The company said increasing speed of service remains a priority.
The brand continues to test new drive-thru enhancements such as digital menu boards, canopies and adding designated parking for pick-up and delivery.
The digital menu boards, for example, have been helpful in de-cluttering Jack in the Box’s complex menu because the technology allows each restaurant to display certain items based on daypart, Comma said.
“It’s a great platform,” he said. “It helps throughout.”
Still, he said the company is “not 100% sure the investment” will pay off in all markets.
“We do believe it’s worth testing.

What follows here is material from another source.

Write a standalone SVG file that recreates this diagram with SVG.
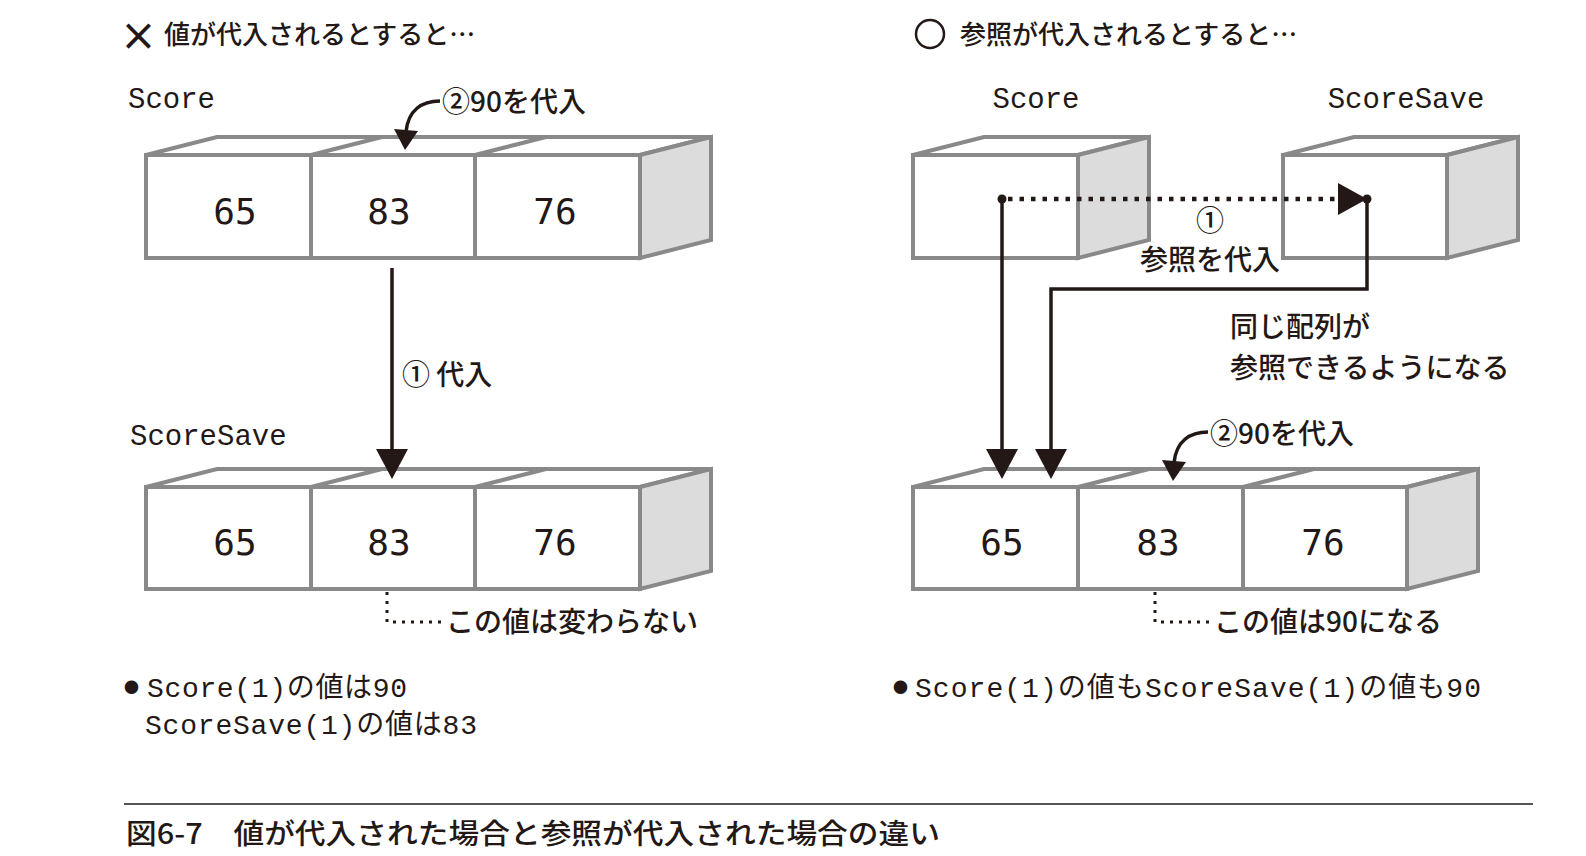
<svg xmlns="http://www.w3.org/2000/svg" width="1586" height="856" viewBox="0 0 1586 856">
<style>
.box{fill:#fff;stroke:#898989;stroke-width:4;stroke-linejoin:miter}
.side{fill:#dcdcdc;stroke:#898989;stroke-width:4;stroke-linejoin:miter}
.div{fill:none;stroke:#898989;stroke-width:4}
.num{font-family:"DejaVu Sans Mono","Liberation Mono",monospace;font-size:36px;fill:#231815;text-anchor:middle}
.code{font-family:"Liberation Mono","Noto Sans CJK JP",monospace;font-size:29px;fill:#231815}
.jp{font-family:"Noto Sans CJK JP","Noto Sans",sans-serif;font-size:28px;font-weight:500;fill:#231815}
.title{font-family:"Noto Sans CJK JP","Noto Sans",sans-serif;font-size:26px;font-weight:500;fill:#231815}
.bul{font-family:"Liberation Mono","Noto Sans CJK JP",monospace;font-size:28px;fill:#231815}
.dot{font-family:"Noto Sans CJK JP","Noto Sans",sans-serif;font-size:15px;fill:#231815}
.line{fill:none;stroke:#231815;stroke-width:3.5}
.dots{fill:none;stroke:#231815;stroke-width:4.5;stroke-dasharray:4.5 7}
.dots2{fill:none;stroke:#231815;stroke-width:3;stroke-dasharray:3 6}
.head{fill:#231815}
</style>

<!-- titles -->
<g id="title-left">
<text x="120" y="50" font-family="DejaVu Sans, sans-serif" font-size="44" fill="#231815">×</text>
<text class="title" x="164" y="44">値が代入されるとすると…</text>
</g>
<g id="title-right">
<circle cx="930" cy="34" r="14" fill="none" stroke="#231815" stroke-width="2.5"/>
<text class="title" x="960" y="44">参照が代入されるとすると…</text>
</g>

<!-- left: Score array -->
<g id="left-score">
<text class="code" x="128" y="108">Score</text>
<polygon class="box" points="146,155 217,137 711,137 640,155"/>
<polygon class="side" points="640,155 711,137 711,240 640,258"/>
<rect class="box" x="146" y="155" width="494" height="103"/>
<path class="div" d="M311,155V258M475,155V258M311,155L382,137M475,155L546,137"/>
<text class="num" x="235" y="224">65</text>
<text class="num" x="389" y="224">83</text>
<text class="num" x="555" y="224">76</text>
</g>

<!-- left: ScoreSave array -->
<g id="left-scoresave">
<text class="code" x="130" y="445">ScoreSave</text>
<polygon class="box" points="146,487 217,469 711,469 640,487"/>
<polygon class="side" points="640,487 711,469 711,571 640,589"/>
<rect class="box" x="146" y="487" width="494" height="102"/>
<path class="div" d="M311,487V589M475,487V589M311,487L382,469M475,487L546,469"/>
<text class="num" x="235" y="555">65</text>
<text class="num" x="389" y="555">83</text>
<text class="num" x="555" y="555">76</text>
</g>

<!-- right: Score box -->
<g id="right-score">
<text class="code" x="1036" y="108" text-anchor="middle">Score</text>
<polygon class="box" points="913,155 984,137 1149,137 1078,155"/>
<polygon class="side" points="1078,155 1149,137 1149,240 1078,258"/>
<rect class="box" x="913" y="155" width="165" height="103"/>
</g>

<!-- right: ScoreSave box -->
<g id="right-scoresave">
<text class="code" x="1406" y="108" text-anchor="middle">ScoreSave</text>
<polygon class="box" points="1283,155 1354,137 1518,137 1447,155"/>
<polygon class="side" points="1447,155 1518,137 1518,240 1447,258"/>
<rect class="box" x="1283" y="155" width="164" height="103"/>
</g>

<!-- right: shared array -->
<g id="right-array">
<polygon class="box" points="913,487 984,469 1478,469 1407,487"/>
<polygon class="side" points="1407,487 1478,469 1478,571 1407,589"/>
<rect class="box" x="913" y="487" width="494" height="102"/>
<path class="div" d="M1078,487V589M1243,487V589M1078,487L1149,469M1243,487L1314,469"/>
<text class="num" x="1002" y="555">65</text>
<text class="num" x="1158" y="555">83</text>
<text class="num" x="1323" y="555">76</text>
</g>

<!-- connectors -->
<g id="connectors">
<!-- left: ② 90 assign -->
<path class="line" d="M440,101 C422,101 408,110 406,132" stroke-width="4"/>
<polygon class="head" points="394,129 418,131 405,150"/>
<!-- left: ① assign -->
<line class="line" x1="392" y1="268" x2="392" y2="452"/>
<polygon class="head" points="376,449 408,449 392,479"/>
<!-- left leader -->
<path class="dots2" d="M387,592V622H444"/>

<!-- right: ① reference assign -->
<line class="dots" x1="1008" y1="199" x2="1336" y2="199"/>
<polygon class="head" points="1338,183 1338,215 1367,199"/>
<circle class="head" cx="1002" cy="199" r="4.5"/>
<circle class="head" cx="1367" cy="199" r="4.5"/>
<line class="line" x1="1002" y1="199" x2="1002" y2="452"/>
<polygon class="head" points="986,449 1018,449 1002,479"/>
<path class="line" d="M1367,199V289H1051V452"/>
<polygon class="head" points="1035,449 1067,449 1051,479"/>
<!-- right: ② 90 assign -->
<path class="line" d="M1208,432 C1190,432 1176,441 1174,463" stroke-width="4"/>
<polygon class="head" points="1162,460 1186,462 1173,481"/>
<!-- right leader -->
<path class="dots2" d="M1155,592V622H1212"/>
</g>

<!-- labels -->
<g id="labels">
<text class="jp" x="442" y="112">②90を代入</text>
<text class="jp" x="402" y="385">① 代入</text>
<text class="jp" x="1210" y="231" text-anchor="middle">①</text>
<text class="jp" x="1210" y="270" text-anchor="middle">参照を代入</text>
<text class="jp" x="1230" y="337">同じ配列が</text>
<text class="jp" x="1230" y="378">参照できるようになる</text>
<text class="jp" x="1210" y="444">②90を代入</text>
<text class="jp" x="446" y="632">この値は変わらない</text>
<text class="jp" x="1214" y="632">この値は90になる</text>
</g>

<!-- notes -->
<g id="notes">
<text class="dot" x="124" y="693">●</text>
<text class="bul" x="147" y="697" textLength="260" lengthAdjust="spacing">Score(1)の値は90</text>
<text class="bul" x="145" y="734" textLength="332" lengthAdjust="spacing">ScoreSave(1)の値は83</text>
<text class="dot" x="893" y="693">●</text>
<text class="bul" x="915" y="697" textLength="566" lengthAdjust="spacing">Score(1)の値もScoreSave(1)の値も90</text>
</g>

<!-- caption -->
<g id="caption">
<line x1="124" y1="804" x2="1533" y2="804" stroke="#555" stroke-width="2"/>
<text class="jp" x="126" y="844" font-size="29" font-weight="400" textLength="814" lengthAdjust="spacingAndGlyphs">図6-7　値が代入された場合と参照が代入された場合の違い</text>
</g>
</svg>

If we see a return on investment, we’ll go for it,” Comma said.
The San Diego-based chain closed the quarter with 2,242 restaurants.
The 2.7% increase in same-store sales was the best systemwide third-quarter gain since 2015, when the company logged a 7.3% increase in same-stores sales. In third quarters of 2016, 2017 and 2018 same-store sales slowed to +1.1%, -0.2% and +0.5%, respectively.
Total revenue for the third quarter ended July 7 was $222.4, compared to $188 million in the same quarter, prior year. The gain was attributed to a change in how the company records franchise advertising. Net income of $13.2 million, or 50 cents a share, compared to $45.3 million, or $1.60 per share in the prior year, same quarter.